Directive: Transcribe the whole listing without a single picture.

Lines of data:

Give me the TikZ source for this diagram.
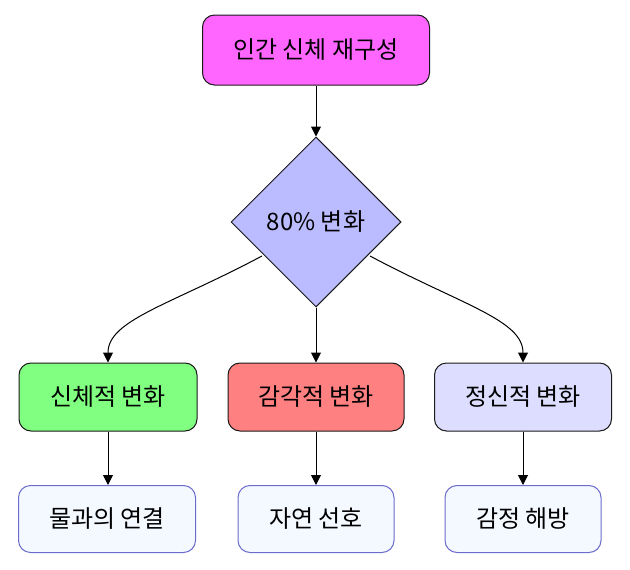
\documentclass[tikz,border=0pt]{standalone}
\usepackage{fontspec}
\setmainfont{Noto Sans CJK KR}
\usetikzlibrary{shapes.geometric,arrows.meta}
\definecolor{topfill}{HTML}{FF66FF}
\definecolor{diafill}{HTML}{BBBBFF}
\definecolor{gfill}{HTML}{80FF80}
\definecolor{rfill}{HTML}{FF8080}
\definecolor{lfill}{HTML}{DDDDFF}
\definecolor{bfill}{HTML}{F4F8FF}
\definecolor{bstroke}{HTML}{6C6CCC}
\definecolor{dstroke}{HTML}{1A1A1A}
\begin{document}
\begin{tikzpicture}[x=1pt,y=-1pt,
  txt/.style={font=\fontsize{24}{28}\selectfont},
  box/.style={txt,draw=dstroke,line width=1pt,rounded corners=12pt,minimum height=68pt},
  leaf/.style={txt,draw=bstroke,line width=1pt,rounded corners=12pt,fill=bfill,minimum height=67pt},
  conn/.style={draw=black,line width=1pt,-{Triangle[length=10pt,width=10pt]}}]
\useasboundingbox (0,0) rectangle (630,570);
\node[box,fill=topfill,minimum width=227pt,minimum height=70pt] (top) at (316,50) {인간 신체 재구성};
\node[txt,draw=dstroke,line width=1pt,fill=diafill,diamond,minimum width=170pt,minimum height=170pt,inner sep=0pt] (dia) at (316,222) {80\% 변화};
\node[box,fill=gfill,minimum width=178pt] (b1) at (108,397) {신체적 변화};
\node[box,fill=rfill,minimum width=176pt] (b2) at (316,397) {감각적 변화};
\node[box,fill=lfill,minimum width=177pt] (b3) at (523,397) {정신적 변화};
\node[leaf,minimum width=177pt] (c1) at (107,519) {물과의 연결};
\node[leaf,minimum width=156pt] (c2) at (316,519) {자연 선호};
\node[leaf,minimum width=156pt] (c3) at (523,519) {감정 해방};
\draw[conn] (top.south) -- (dia.north);
\coordinate (dl) at (262,256);
\coordinate (dr) at (370,256);
\draw[conn] (dl) .. controls (170,305) and (108,320) .. (b1.north);
\draw[conn] (dia.south) -- (b2.north);
\draw[conn] (dr) .. controls (462,305) and (523,320) .. (b3.north);
\draw[conn] (b1.south) -- (c1.north -| b1.south);
\draw[conn] (b2.south) -- (c2.north);
\draw[conn] (b3.south) -- (c3.north);
\end{tikzpicture}
\end{document}
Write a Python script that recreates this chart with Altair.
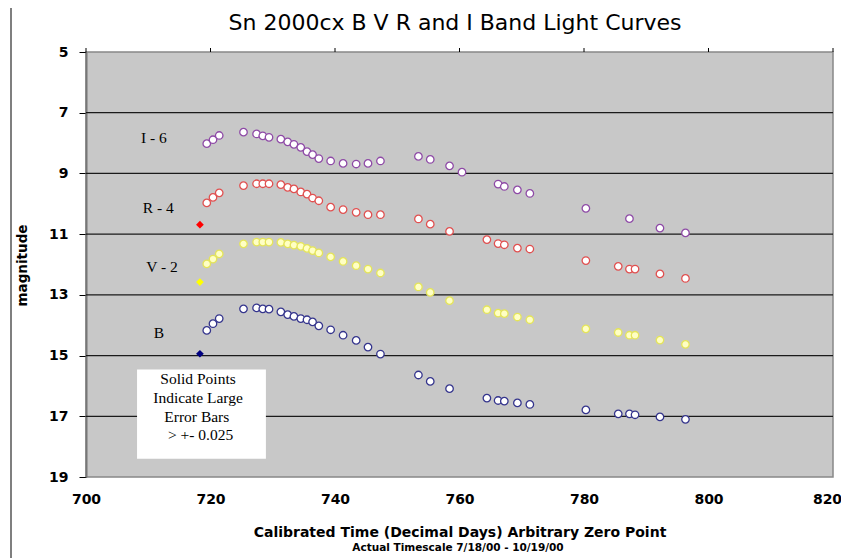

Finished exercise:
Give me the TikZ source for this diagram.
\documentclass[tikz,border=0pt]{standalone}
\usepackage{fontspec}
\setmainfont{Noto Sans CJK KR}
\usetikzlibrary{shapes.geometric,arrows.meta}
\definecolor{topfill}{HTML}{FF66FF}
\definecolor{diafill}{HTML}{BBBBFF}
\definecolor{gfill}{HTML}{80FF80}
\definecolor{rfill}{HTML}{FF8080}
\definecolor{lfill}{HTML}{DDDDFF}
\definecolor{bfill}{HTML}{F4F8FF}
\definecolor{bstroke}{HTML}{6C6CCC}
\definecolor{dstroke}{HTML}{1A1A1A}
\begin{document}
\begin{tikzpicture}[x=1pt,y=-1pt,
  txt/.style={font=\fontsize{24}{28}\selectfont},
  box/.style={txt,draw=dstroke,line width=1pt,rounded corners=12pt,minimum height=68pt},
  leaf/.style={txt,draw=bstroke,line width=1pt,rounded corners=12pt,fill=bfill,minimum height=67pt},
  conn/.style={draw=black,line width=1pt,-{Triangle[length=10pt,width=10pt]}}]
\useasboundingbox (0,0) rectangle (630,570);
\node[box,fill=topfill,minimum width=227pt,minimum height=70pt] (top) at (316,50) {인간 신체 재구성};
\node[txt,draw=dstroke,line width=1pt,fill=diafill,diamond,minimum width=170pt,minimum height=170pt,inner sep=0pt] (dia) at (316,222) {80\% 변화};
\node[box,fill=gfill,minimum width=178pt] (b1) at (108,397) {신체적 변화};
\node[box,fill=rfill,minimum width=176pt] (b2) at (316,397) {감각적 변화};
\node[box,fill=lfill,minimum width=177pt] (b3) at (523,397) {정신적 변화};
\node[leaf,minimum width=177pt] (c1) at (107,519) {물과의 연결};
\node[leaf,minimum width=156pt] (c2) at (316,519) {자연 선호};
\node[leaf,minimum width=156pt] (c3) at (523,519) {감정 해방};
\draw[conn] (top.south) -- (dia.north);
\coordinate (dl) at (262,256);
\coordinate (dr) at (370,256);
\draw[conn] (dl) .. controls (170,305) and (108,320) .. (b1.north);
\draw[conn] (dia.south) -- (b2.north);
\draw[conn] (dr) .. controls (462,305) and (523,320) .. (b3.north);
\draw[conn] (b1.south) -- (c1.north -| b1.south);
\draw[conn] (b2.south) -- (c2.north);
\draw[conn] (b3.south) -- (c3.north);
\end{tikzpicture}
\end{document}
Write a Python script that recreates this chart with Altair.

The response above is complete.